BANKS DO not want to lend money “for the next five years”, an Oireachtas committee was told yesterday. The Future Group, set up by four financial advisers from Cork, told the Joint Committee on Economic and Regulatory Affairs that lenders amended their criteria to suit their own agenda and “are only interested in deposits”.
The group, which has already met Minister for Finance Brian Lenihan, asked the committee to endorse a plan to provide free financial advice to people with debt problems, which it would run with finance from the Financial Regulator.
In a presentation to the committee, the group said the flow of liquidity to individuals and businesses was deteriorating daily. Banks had a list of professions they did not wish to lend to including solicitors, engineers, auctioneers, retail assistants and temporary nurses and teachers.
People with referral fees, a charge imposed if a direct debit is paid which puts a client in overdraft, were “automatically declined” for mortgages by some banks, even if they settled their overdraft and had no further difficulties.
Banks were also cutting previously facilitated overdrafts by 50 per cent, the group said, and when a credit check showed up a missed repayment, even if it had been remedied, credit ratings for individuals were affected for five years.
“Lenders have amended their criteria to suit their own agenda and as a result, genuine cases that should pose no risk to the lender are not being facilitated,” the group said.

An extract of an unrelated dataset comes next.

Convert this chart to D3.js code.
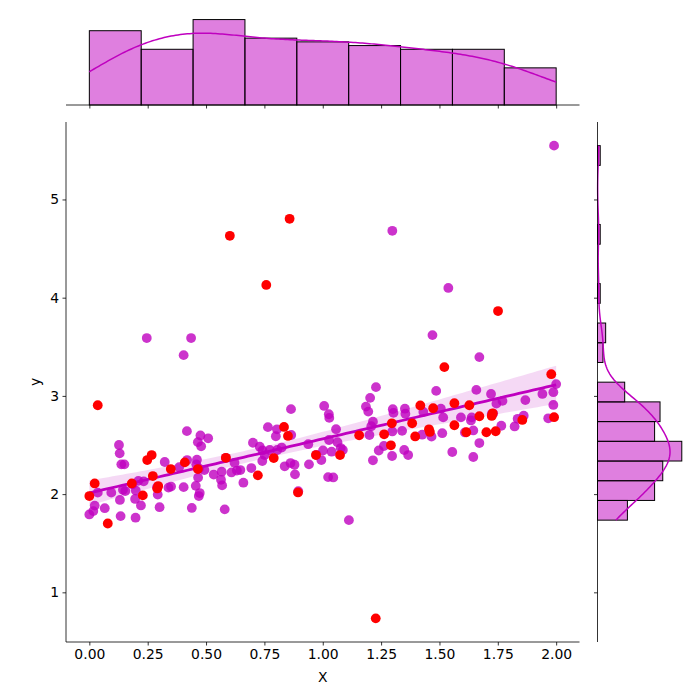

In some cases, the reasons for decline were “wholly illogical”, it added.
Explaining their plan to help people with debt problems, the group said the Money Advice and Budgeting Service was not able to cope with the volume and complexity of debt and there were delays of five to eight weeks for appointments in some areas.
The group could offer advice to individuals and small and medium enterprises and mediate with lenders, its spokeswoman Frances O’Hanlon said. She told the committee they were already providing the service for free to some clients who were unable to pay, but could not continue to do so.
But former ceann comhairle John O’Donoghue questioned if the “objective of the exercise” was profit or altruism. He said the committee was not in a position to endorse one section of private business over another.
Senator Shane Ross said the group had failed to put figures on how much funding would be required. He said their plan was “full of a lot of aspirational stuff”.